China is already showing strong indications of that cooperation. Immediately following the Sept. 11, 2001, terrorist attacks against the United States, China offered strong public support for the war on terror and has since been an important partner in U.S. counterterrorism efforts.

China supported U.N. Security Council Resolution 1373, publicly supporting steps to combat international terrorism. It also contributed $150 million of bilateral assistance to Afghan reconstruction following the Taliban's defeat.
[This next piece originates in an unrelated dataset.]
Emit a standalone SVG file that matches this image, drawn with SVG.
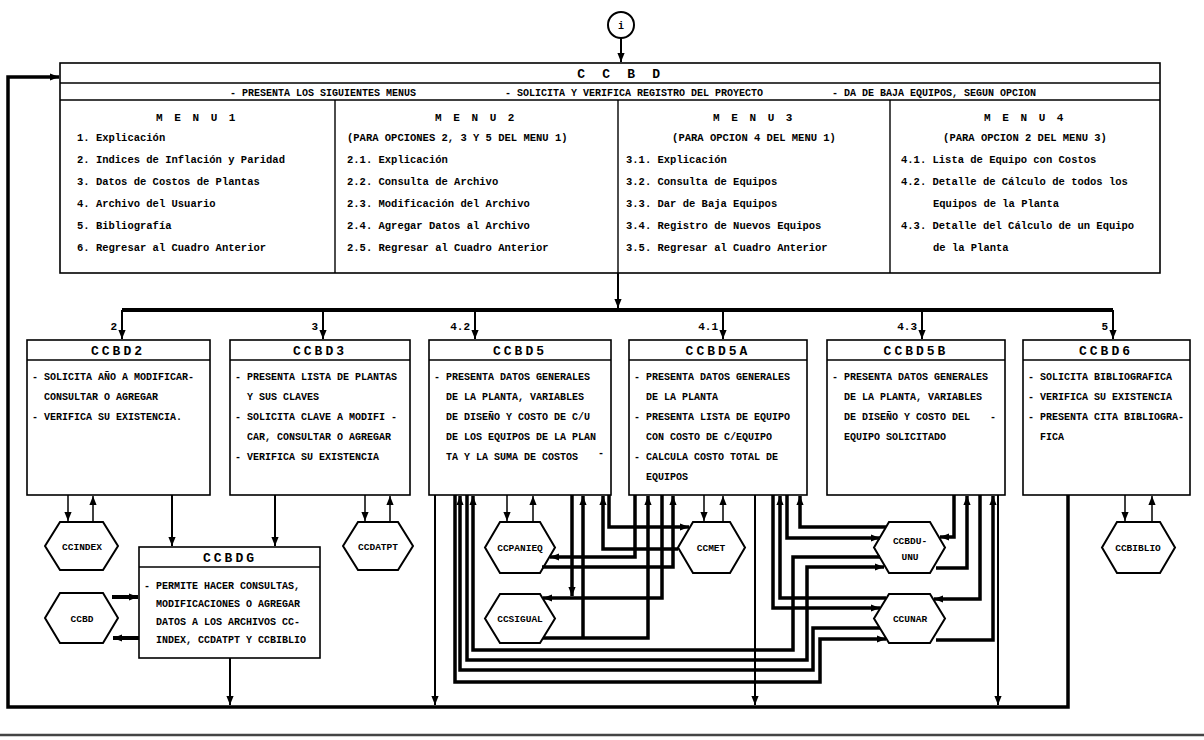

China also pledged $25 million for Iraq's reconstruction.

Rumsfeld will explore these and other mutual interests during a full schedule of events that includes meetings with President Hu Jintao and Minister of National Defense Cao Gangchuan and visits to China's Central Party School and its Strategic Rocket Forces headquarters.

The secretary said he's not looking for any concrete outcome or commitment from his discussions with the Chinese, but expects to gain insights from his discussions about China's intentions and plans for the future.

Among topics likely to be discussed is China's military spending, which by some accounts represents two and a half to three times what the Chinese say it is, and its ambitious military modernization and weapons program.

These are issues Rumsfeld said trouble many countries, not just the United States, particularly because China is not "transparent" about what it's doing and, particularly, how much it's spending.

Rumsfeld said he's hopeful the visit and sharing of views will help reaffirm a positive relationship with "an important country in the region that's increasingly important in the world."

"Its economy is growing at a smart clip, (and) they are active worldwide," the secretary said. "And it's a country we would like to see engage the world, as they are, in a peaceful and constructive way."